Exorcisms, LGBTIQA+ conversion therapy and sexual assaults were allegedly experienced by residents at a rehabilitation facility, a damning report has revealed.
The Esther Foundation was a residential rehabilitation facility in Perth from the early 2000s until this year when allegations of abuse and inappropriate behaviours publicly emerged.
A parliamentary inquiry was launched, with a 140-page report tabled in the West Australian parliament on Thursday, including 42 findings and five recommendations.
In response, the state government announced it would criminalise LGBTIQA+ conversion practices.
“Many witnesses who had been involved with the Esther Foundation expressed feelings ranging from disappointment to betrayal, from sadness to anger,” committee chair Chris Tallentire said in the report.
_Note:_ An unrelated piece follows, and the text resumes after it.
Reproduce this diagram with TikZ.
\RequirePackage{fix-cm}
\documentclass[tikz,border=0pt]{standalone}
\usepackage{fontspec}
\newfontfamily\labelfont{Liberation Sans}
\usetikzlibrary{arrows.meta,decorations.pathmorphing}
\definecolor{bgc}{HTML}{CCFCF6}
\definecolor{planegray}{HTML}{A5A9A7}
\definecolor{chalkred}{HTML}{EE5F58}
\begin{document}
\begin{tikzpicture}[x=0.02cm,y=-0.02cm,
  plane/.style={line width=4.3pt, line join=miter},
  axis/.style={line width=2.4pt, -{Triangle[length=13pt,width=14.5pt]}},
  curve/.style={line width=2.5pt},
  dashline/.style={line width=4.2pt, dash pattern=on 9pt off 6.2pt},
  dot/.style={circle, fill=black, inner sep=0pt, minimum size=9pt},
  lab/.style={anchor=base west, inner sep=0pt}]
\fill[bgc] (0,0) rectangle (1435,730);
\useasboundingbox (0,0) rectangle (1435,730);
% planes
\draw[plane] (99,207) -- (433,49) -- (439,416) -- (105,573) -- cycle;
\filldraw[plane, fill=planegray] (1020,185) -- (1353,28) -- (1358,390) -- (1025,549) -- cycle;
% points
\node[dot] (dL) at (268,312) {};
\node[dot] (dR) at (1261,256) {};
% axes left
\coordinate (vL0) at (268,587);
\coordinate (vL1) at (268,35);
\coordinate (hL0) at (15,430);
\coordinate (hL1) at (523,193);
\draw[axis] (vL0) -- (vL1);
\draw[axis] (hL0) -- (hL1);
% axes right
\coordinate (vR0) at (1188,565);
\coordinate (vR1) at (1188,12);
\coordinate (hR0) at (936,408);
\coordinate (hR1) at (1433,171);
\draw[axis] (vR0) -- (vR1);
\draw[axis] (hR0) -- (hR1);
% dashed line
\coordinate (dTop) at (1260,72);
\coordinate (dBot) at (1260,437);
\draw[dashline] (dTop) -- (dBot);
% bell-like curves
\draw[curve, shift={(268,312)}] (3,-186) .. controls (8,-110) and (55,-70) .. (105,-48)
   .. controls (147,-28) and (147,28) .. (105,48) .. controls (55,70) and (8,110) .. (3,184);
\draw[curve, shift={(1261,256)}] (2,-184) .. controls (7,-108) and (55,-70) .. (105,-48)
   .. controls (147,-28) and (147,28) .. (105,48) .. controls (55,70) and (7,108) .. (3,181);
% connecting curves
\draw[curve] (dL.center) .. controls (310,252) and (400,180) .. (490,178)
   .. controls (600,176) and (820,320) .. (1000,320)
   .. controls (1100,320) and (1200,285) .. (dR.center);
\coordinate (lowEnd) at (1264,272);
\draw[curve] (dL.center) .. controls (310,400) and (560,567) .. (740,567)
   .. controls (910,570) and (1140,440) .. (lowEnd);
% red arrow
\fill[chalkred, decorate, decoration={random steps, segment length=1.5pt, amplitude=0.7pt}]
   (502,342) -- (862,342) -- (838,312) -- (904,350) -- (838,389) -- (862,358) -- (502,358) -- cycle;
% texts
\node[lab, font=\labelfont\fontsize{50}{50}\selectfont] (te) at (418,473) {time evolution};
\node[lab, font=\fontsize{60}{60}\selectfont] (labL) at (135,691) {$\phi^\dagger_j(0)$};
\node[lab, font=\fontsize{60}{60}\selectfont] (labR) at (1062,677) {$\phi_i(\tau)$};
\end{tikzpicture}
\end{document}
“They entered the Esther Foundation when they were in a state of extreme vulnerability and many reported leaving with more problems than they went in with.”
Exorcisms, LGBTIQA+ conversion therapy and sexual assaults were allegedly experienced by residents at a rehabilitation facility. Picture: Generic Image
The committee noted consistent themes from the allegations included emotional and psychological abuse, coercive and extreme religious practices, and LGBTIQA+ suppression and conversion practices.
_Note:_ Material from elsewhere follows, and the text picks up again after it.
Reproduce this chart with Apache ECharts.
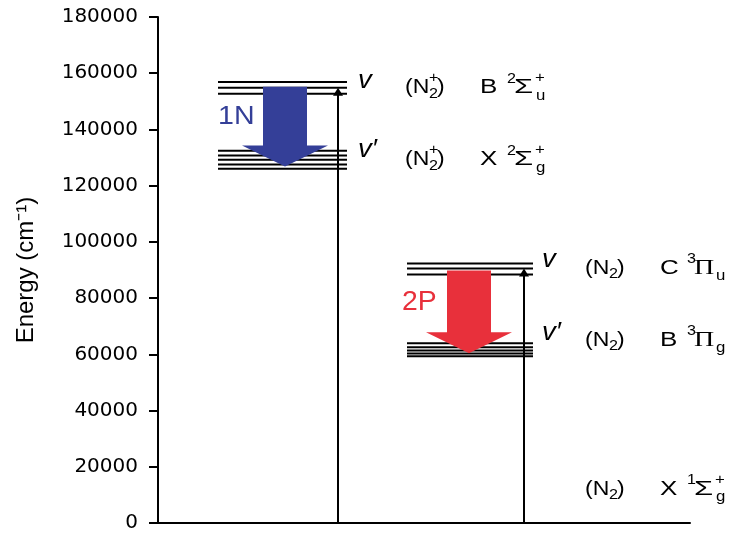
<!DOCTYPE html>
<html><head><meta charset="utf-8">
<script src="https://cdn.jsdelivr.net/npm/echarts@6/dist/echarts.min.js"></script>
<style>html,body{margin:0;padding:0;background:#fff}#c{width:739px;height:533px}</style>
</head><body><div id="c"></div>
<script>
// ---- data (energies in cm^-1) ----
const yTickValues = [0, 20000, 40000, 60000, 80000, 100000, 120000, 140000, 160000, 180000];
const levelsN2pB = [156900, 154800, 152700];          // (N2+) B 2Σu+ vibrational levels
const levelsN2pX = [132400, 130700, 129200, 127500, 126000]; // (N2+) X 2Σg+
const levelsN2C  = [92300, 90500, 88400];             // (N2) C 3Πu
const levelsN2B  = [63900, 62500, 61400, 60300, 59300]; // (N2) B 3Πg
const groundN2X  = 0;                                 // (N2) X 1Σg+
const excite1N   = [0, 154800];   // ground -> (N2+) B
const excite2P   = [0, 90500];    // ground -> (N2) C
const emission1N = [155200, 126800]; // 1N band: top, tip
const emission2P = [89800, 60400];   // 2P band: top, tip

// ---- layout (x axis runs 0..532 in grid units) ----
const L = { ionL: 60, ionR: 189, neuL: 249, neuR: 375, ex1: 180, ex2: 366, em1: 127, em2: 311,
  lab1: 247, lab2: 427, v1: 200, v2: 384, t1: 60, t2: 244 };
const BLUE = '#343f98', RED = '#e8303b';
const SANS = '"Liberation Sans", Arial, Helvetica, sans-serif';
const SERIF = '"Liberation Serif", "Times New Roman", serif';

const levelData = []
  .concat(levelsN2pB.map(e => [L.ionL, L.ionR, e]))
  .concat(levelsN2pX.map(e => [L.ionL, L.ionR, e]))
  .concat(levelsN2C.map(e => [L.neuL, L.neuR, e]))
  .concat(levelsN2B.map(e => [L.neuL, L.neuR, e]));

function txt(x, y, s, size, o) {
  o = o || {};
  return { type: 'text', silent: true, x: x, y: y, scaleX: o.sx || 1, scaleY: 1,
    style: {
      text: s, x: 0, y: 0, fill: o.color || '#000',
      font: (o.italic ? 'italic ' : '') + size + 'px ' + (o.family || SANS),
      align: o.align || 'left', verticalAlign: 'middle' } };
}
function stateLabel(p, ion, letter, mult, sym, symFamily, sub, sup) {
  const x0 = p[0], cy = p[1], out = [], M = 20, S = 14, SX = 1.15;
  out.push(txt(x0, cy, '(N', M, { sx: SX }));
  out.push(txt(x0 + 24, cy + 6, '2', S, { sx: SX }));
  if (ion) out.push(txt(x0 + 24, cy - 9.5, '+', S, { sx: SX }));
  out.push(txt(x0 + 32, cy, ')', M, { sx: SX }));
  out.push(txt(x0 + 75, cy, letter, M, { sx: 1.3 }));
  out.push(txt(x0 + 102, cy - 9, mult, S, { sx: SX }));
  out.push(txt(x0 + 109, cy, sym, M, { family: symFamily, sx: symFamily === SERIF ? 1.4 : 1.55 }));
  if (sup) out.push(txt(x0 + 130, cy - 9.5, '+', S, { sx: 1.2 }));
  out.push(txt(x0 + 131, cy + 8, sub, S, { sx: 1.2 }));
  return out;
}
function shift(p, dy) { return [p[0], p[1] + dy]; }

const chart = echarts.init(document.getElementById('c'), null, { renderer: 'canvas' });
chart.setOption({
  animation: false,
  backgroundColor: '#fff',
  grid: { left: 158, right: 49, top: 17, bottom: 8 },
  xAxis: { type: 'value', min: 0, max: 532,
    axisLine: { show: true, lineStyle: { color: '#000', width: 2 } },
    axisTick: { show: false }, axisLabel: { show: false }, splitLine: { show: false } },
  yAxis: { type: 'value', min: 0, max: 180000, interval: 20000,
    name: 'Energy (cm⁻¹)', nameLocation: 'middle', nameGap: 120, nameRotate: 90,
    nameTextStyle: { fontFamily: SANS, fontSize: 24, color: '#000' },
    axisLine: { show: true, lineStyle: { color: '#000', width: 2 } },
    axisTick: { show: true, inside: false, length: 9, lineStyle: { color: '#000', width: 2 } },
    axisLabel: { margin: 20, color: '#000', fontFamily: '"DejaVu Sans", sans-serif', fontSize: 20,
      formatter: function (v) { return String(v); } },
    splitLine: { show: false } },
  series: [
    { type: 'custom', name: 'levels', clip: false, data: levelData, encode: { x: [0, 1], y: 2 },
      renderItem: function (params, api) {
        const a = api.coord([api.value(0), api.value(2)]);
        const b = api.coord([api.value(1), api.value(2)]);
        return { type: 'line', shape: { x1: a[0], y1: a[1], x2: b[0], y2: b[1] },
          style: { stroke: '#000', lineWidth: 2 } };
      } },
    { type: 'custom', name: 'excitation', clip: false,
      data: [[L.ex1, excite1N[0], excite1N[1]], [L.ex2, excite2P[0], excite2P[1]]],
      encode: { x: 0, y: [1, 2] },
      renderItem: function (params, api) {
        const a = api.coord([api.value(0), api.value(1)]);
        const b = api.coord([api.value(0), api.value(2)]);
        return { type: 'group', children: [
          { type: 'line', shape: { x1: a[0], y1: a[1], x2: b[0], y2: b[1] + 6 },
            style: { stroke: '#000', lineWidth: 2 } },
          { type: 'polygon', shape: { points: [[b[0], b[1]], [b[0] - 5, b[1] + 8], [b[0] + 5, b[1] + 8]] },
            style: { fill: '#000' } } ] };
      } },
    { type: 'custom', name: 'emission', clip: false,
      data: [
        { value: [L.em1, emission1N[0], emission1N[1]], itemStyle: { color: BLUE } },
        { value: [L.em2, emission2P[0], emission2P[1]], itemStyle: { color: RED } } ],
      encode: { x: 0, y: [1, 2] },
      renderItem: function (params, api) {
        const t = api.coord([api.value(0), api.value(1)]);
        const p = api.coord([api.value(0), api.value(2)]);
        const cx = t[0], sw = 22, hw = 43, hl = 21, by = p[1] - hl;
        return { type: 'polygon', shape: { points: [
          [cx - sw, t[1]], [cx - sw, by], [cx - hw, by], [cx, p[1]], [cx + hw, by], [cx + sw, by], [cx + sw, t[1]] ] },
          style: { fill: api.visual('color') } };
      } },
    { type: 'custom', name: 'labels', clip: false, data: [[0, 0]], encode: { x: 0, y: 1 },
      renderItem: function (params, api) {
        const ch = [];
        ch.push(...stateLabel(api.coord([L.lab1, levelsN2pB[1]]), true, 'B', '2', 'Σ', SANS, 'u', true));
        ch.push(...stateLabel(api.coord([L.lab1, levelsN2pX[2]]), true, 'X', '2', 'Σ', SANS, 'g', true));
        ch.push(...stateLabel(api.coord([L.lab2, levelsN2C[1]]), false, 'C', '3', 'Π', SERIF, 'u', false));
        ch.push(...stateLabel(shift(api.coord([L.lab2, levelsN2B[2]]), -10), false, 'B', '3', 'Π', SERIF, 'g', false));
        ch.push(...stateLabel(shift(api.coord([L.lab2, groundN2X]), -33.5), false, 'X', '1', 'Σ', SANS, 'g', true));
        const v1 = api.coord([L.v1, levelsN2pB[0]]), v1p = api.coord([L.v1, levelsN2pX[0]]);
        const v2 = api.coord([L.v2, levelsN2C[0]]), v2p = api.coord([L.v2, levelsN2B[0]]);
        ch.push(txt(v1[0], v1[1] - 1, 'v', 25, { italic: true, sx: 1.1 }));
        ch.push(txt(v1p[0], v1p[1] - 1, 'v′', 25, { italic: true, sx: 1.1 }));
        ch.push(txt(v2[0], v2[1] - 3.5, 'v', 25, { italic: true, sx: 1.1 }));
        ch.push(txt(v2p[0], v2p[1] - 10.5, 'v′', 25, { italic: true, sx: 1.1 }));
        const a1 = api.coord([L.t1, 144500]), a2 = api.coord([L.t2, 78400]);
        ch.push(txt(a1[0], a1[1], '1N', 26, { color: BLUE, sx: 1.1 }));
        ch.push(txt(a2[0], a2[1], '2P', 27, { color: RED, sx: 1.05 }));
        return { type: 'group', children: ch };
      } }
  ]
});
</script></body></html>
There were also culturally harmful practices, medical complaints, family alienation, physical restraints and assaults, and sexual assault.
“We found that unacceptable practices occurred at the Esther Foundation, which caused harm to residents, staff, volunteers and families,” the report read.
“This is because the nature and culture of the Esther Foundation created an environment where these types of unacceptable behaviours and practices could occur and go undetected.
“Governance of the Esther Foundation was insular and nepotistic, which meant that people were reluctant to raise their concerns and lacked confidence that their concerns would be adequately and objectively addressed.”
The report noted many people at the facility identified as Christian, but described some religious practices as “extreme” and “cultish”.
“Witnesses told us that certain Christian practices at the Esther Foundation were often traumatic, including prayer meetings late into the night, being held down forcibly for exorcism or ‘deliverance’ of demons, and faith healing,” the report read.
The committee noted consistent themes from the allegations included emotional and psychological abuse, coercive and extreme religious practices, and LGBTIQA+ suppression and conversion practices. Picture: Hollie Adams / The Australian
Regarding LGBTIQA+ suppression and conversion practices, some of the examples of the experiences reported were residents being told their homosexuality was caused by demons, which needed to be removed via prayer.
One resident was told they could be cured from being gay, was encouraged to dress more feminine and was given workbooks on how to be a “godly wife”.
The ACT, Queensland, Victoria and New Zealand have already enacted legislation which bans conversion and suppression practices.
It is expected Tasmania will also pass similar legislation.
“Not only are conversion and suppression practices ineffective, but they undermine the fundamental value of personal dignity and have long-term negative impacts on the health and mental health of LGBTIQA+ people in our community,” WA Premier Mark McGowan said.
The state government has announced it will criminalise LGBTIQA+ conversion practices. Picture: NCA NewsWire / Sharon Smith
“While the government is supportive of a ban on these harmful practices, we believe that accredited health professionals with relevant expertise, who provide healthcare in accordance with the law and their ethical obligations should be able to provide care for people, particularly young people.”
Attorney-General John Quigley noted conversion therapy remained a problem in some religious communities.
“Evidence from survivors and advocacy organisations has demonstrated ongoing harm and trauma caused by these practices, including long-term mental illness and suicidality,” he said.
“While our reforms will prohibit conversion and suppression practices, the ban will not interfere with health professionals’ ability to provide suitable therapy and counselling to LGBTIQA+ patients without fear of being prosecuted.
“It is appropriate that people are professionally supported when they explore their own concepts of self, others and sexuality, and that they receive expert assessment, treatment and care when seeking to affirm gender through medical treatments such as hormone blocking therapies or surgical procedures.
“We will consult with the LGBTIQA+ community and the medical profession as we draft the new laws.”